## BEGIN Given data

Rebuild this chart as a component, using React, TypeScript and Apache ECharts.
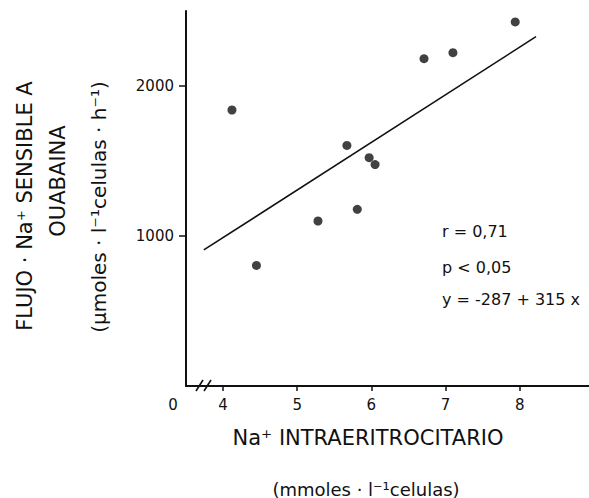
import React, { useEffect, useRef } from 'react';
import * as echarts from 'echarts';

// Data
const naIntra = [4.12, 4.45, 5.28, 5.67, 5.81, 5.97, 6.05, 6.71, 7.1, 7.94];
const flujo = [1840, 804, 1100, 1604, 1178, 1522, 1476, 2182, 2222, 2427];
const fitX = [3.74, 8.22];
const fitY = [907, 2329];
const xTicks = [4, 5, 6, 7, 8];
const yTicks = [1000, 2000];
const statsLines = ['r = 0,71', 'p < 0,05', 'y = -287 + 315 x'];
const yTitleLines = ['FLUJO · Na⁺ SENSIBLE A', 'OUABAINA', '(μmoles · l⁻¹celulas · h⁻¹)'];
const xTitleLines = ['Na⁺ INTRAERITROCITARIO', '(mmoles · l⁻¹celulas)'];
const xOriginLabel = '0';

const FONT = '"DejaVu Sans", "Liberation Sans", sans-serif';
const INK = '#111';

export default function App() {
  const ref = useRef<HTMLDivElement>(null);
  useEffect(() => {
    if (!ref.current) return;
    const chart = echarts.init(ref.current, undefined, { renderer: 'svg' });
    const scatterData = naIntra.map((x, i) => [x, flujo[i]]);
    const fitData = fitX.map((x, i) => [x, fitY[i]]);
    const titleStyle = { fontSize: 21, fontFamily: FONT, fill: INK, align: 'center', verticalAlign: 'middle' };
    chart.setOption({
      animation: false,
      backgroundColor: '#fff',
      grid: { left: 186, right: 0, top: 11, bottom: 112 },
      xAxis: {
        type: 'value',
        min: 3.5,
        max: 8.935,
        axisLine: { show: true, lineStyle: { color: INK, width: 2 } },
        axisTick: { show: true, customValues: xTicks, length: 5, lineStyle: { color: INK, width: 1.5 } },
        axisLabel: { customValues: xTicks, margin: 11, fontSize: 15, fontFamily: FONT, color: INK, formatter: (v: number) => String(v) },
        splitLine: { show: false },
      },
      yAxis: {
        type: 'value',
        min: 0,
        max: 2500,
        axisLine: { show: true, lineStyle: { color: INK, width: 2 } },
        axisTick: { show: true, customValues: yTicks, length: 7, lineStyle: { color: INK, width: 1.5 } },
        axisLabel: { customValues: yTicks, margin: 12, fontSize: 15, fontFamily: FONT, color: INK, formatter: (v: number) => String(v) },
        splitLine: { show: false },
      },
      series: [
        {
          type: 'line',
          data: fitData,
          showSymbol: false,
          symbol: 'none',
          lineStyle: { color: INK, width: 1.6 },
          silent: true,
        },
        {
          type: 'scatter',
          data: scatterData,
          symbol: 'circle',
          symbolSize: 9,
          itemStyle: { color: INK },
        },
      ],
      graphic: [
        { type: 'text', x: 25, y: 206, rotation: Math.PI / 2, style: { ...titleStyle, text: yTitleLines[0] } },
        { type: 'text', x: 58, y: 181, rotation: Math.PI / 2, style: { ...titleStyle, text: yTitleLines[1] } },
        { type: 'text', x: 99, y: 207, rotation: Math.PI / 2, style: { ...titleStyle, fontSize: 20, text: yTitleLines[2] } },
        { type: 'text', x: 368, y: 438, style: { ...titleStyle, text: xTitleLines[0] } },
        { type: 'text', x: 366, y: 489, style: { ...titleStyle, fontSize: 18, text: xTitleLines[1] } },
        { type: 'text', x: 173, y: 405, style: { ...titleStyle, fontSize: 15, text: xOriginLabel } },
        ...statsLines.map((t, i) => ({
          type: 'text',
          x: 442,
          y: [231, 267, 299][i],
          style: { text: t, fontSize: 16, fontFamily: FONT, fill: INK, align: 'left', verticalAlign: 'middle' },
        })),
        { type: 'rect', shape: { x: 197, y: 383, width: 14, height: 6 }, style: { fill: '#fff' } },
        { type: 'line', shape: { x1: 196, y1: 391, x2: 203, y2: 380 }, style: { stroke: INK, lineWidth: 1.6 } },
        { type: 'line', shape: { x1: 204, y1: 391, x2: 211, y2: 380 }, style: { stroke: INK, lineWidth: 1.6 } },
      ],
    });
    return () => chart.dispose();
  }, []);
  return <div ref={ref} style={{ position: 'fixed', left: 0, top: 0, width: 589, height: 498 }} />;
}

## END Given data

■ Problem details
Every line from the top of the material above through the line with "import * as echarts from 'echarts';" should be duplicated exactly, please; leave out the pictures.

■ Full response
Rebuild this chart as a component, using React, TypeScript and Apache ECharts.
import React, { useEffect, useRef } from 'react';
import * as echarts from 'echarts';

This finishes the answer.